In the years I’ve spent in the Ateneo, I have come to notice a trend when it comes to Sanggunian elections—past the personality politics and non-ideological political formation debates, what seems to be lacking is what I believe to be fundamental: Politicization.

The past three years of the Sanggunian elections have formed a pattern. Candidates usually place politicization inside a box and stow it away, instead focusing on what they believe is important to their constituency: Neutrality. That is not to say that the Sanggunian doesn’t do anything, as most of the student government’s detractors are more wont to do.

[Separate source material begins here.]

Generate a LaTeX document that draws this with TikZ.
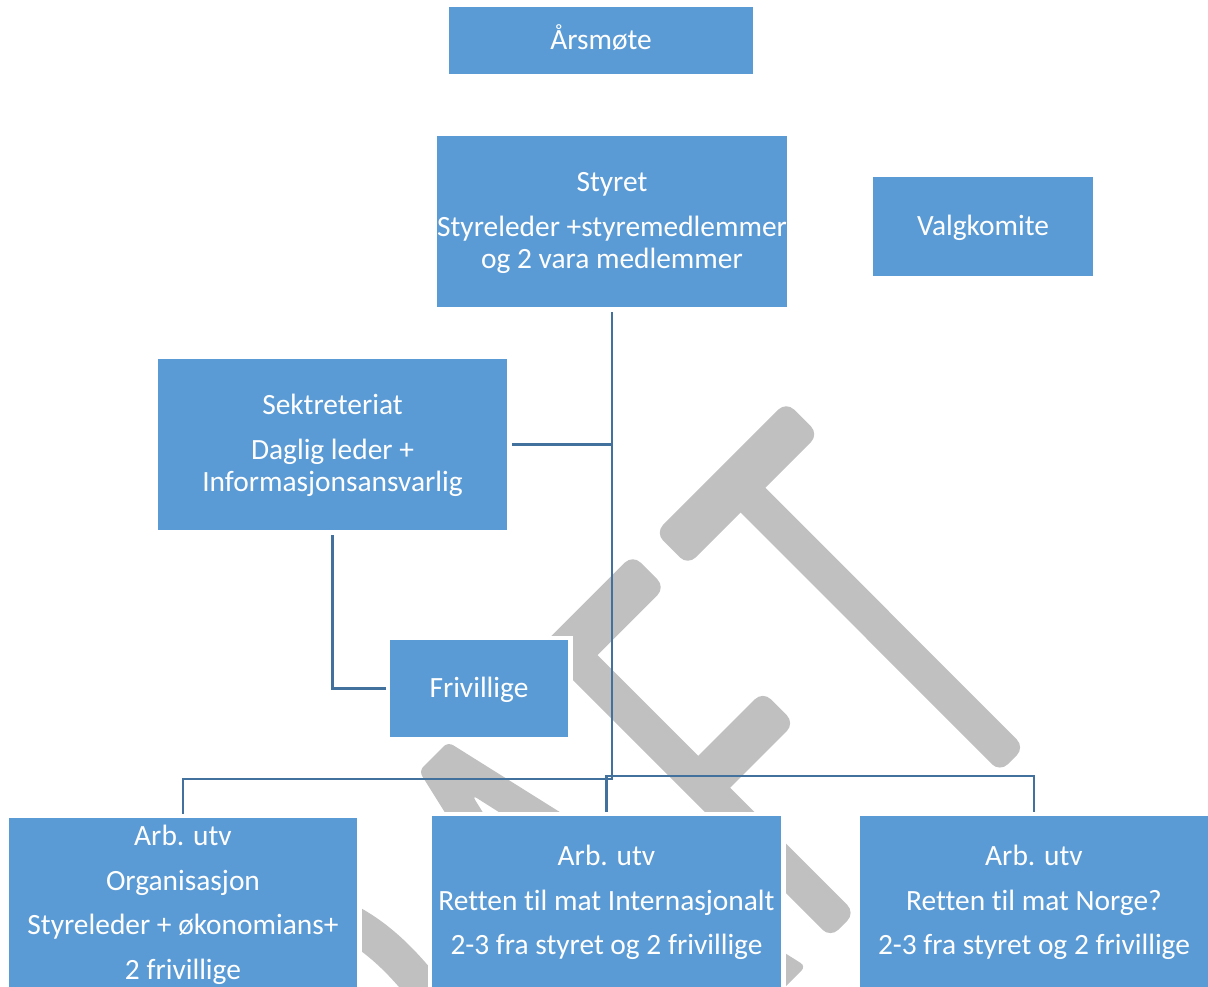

I think that instead of making difficult decisions or choosing a side, the Sanggunian engenders a habit of being apolitical. This fear of being related to politics is not something completely baseless, however. Politics, especially in the Philippines, has been smeared with the ugly face of corruption.

It’s easy to assume that the negative image of politics in the Philippines is the reason that candidates running for positions in the Sanggunian distance themselves from the title of politician. More than one candidate has won a position in the Sanggunian by using the term “business” when referring to the Sanggunian and its constituents. In theory, this sort of transactional exchange seems to be the best idea: A student government that is goal and product-oriented.

For one reason or another, people have come to believe that a world without politics is a much simpler one. They’re right. But this simple world is exactly that: Simple, boring, a peacefully dull utopia, devoid of conflict, neutral—like an enlarged version of the Atenean bubble. For one reason or another, people have allowed themselves to believe that politics is irrelevant because there is nothing left to change, and that politics leads to pointless dispute. In that, they are completely wrong.

The beauty of politics lies in its power to disrupt, to make people stop and think. The beauty of politics lies in the conflict that it creates among people, because conflict leads to discourse and discourse leads to understanding and change—even if Filipino politicians seem to be floundering on how to keep things the same.

Politics is so much more than bureaucracy; people see it as excessive red tape, as empty promises and palms greased by peso bills. That doesn’t mean that society’s avoidance of the term “political” is forgivable. The idea of politics as something negative only serves to engender the idea that a world without the conflict that exists in the political arena is a better one. In truth, that world is governed by oppressive neutrality. It perpetuates the idea that when one is a politician, one is always up to something specifically for one’s own advancement.

Having candidates say that politics is irrelevant can be likened to them saying that the status quo will never change. That statement allows us to believe that ignorance is forgivable, that apathy is communal, that having no position when it comes to politics is the best position.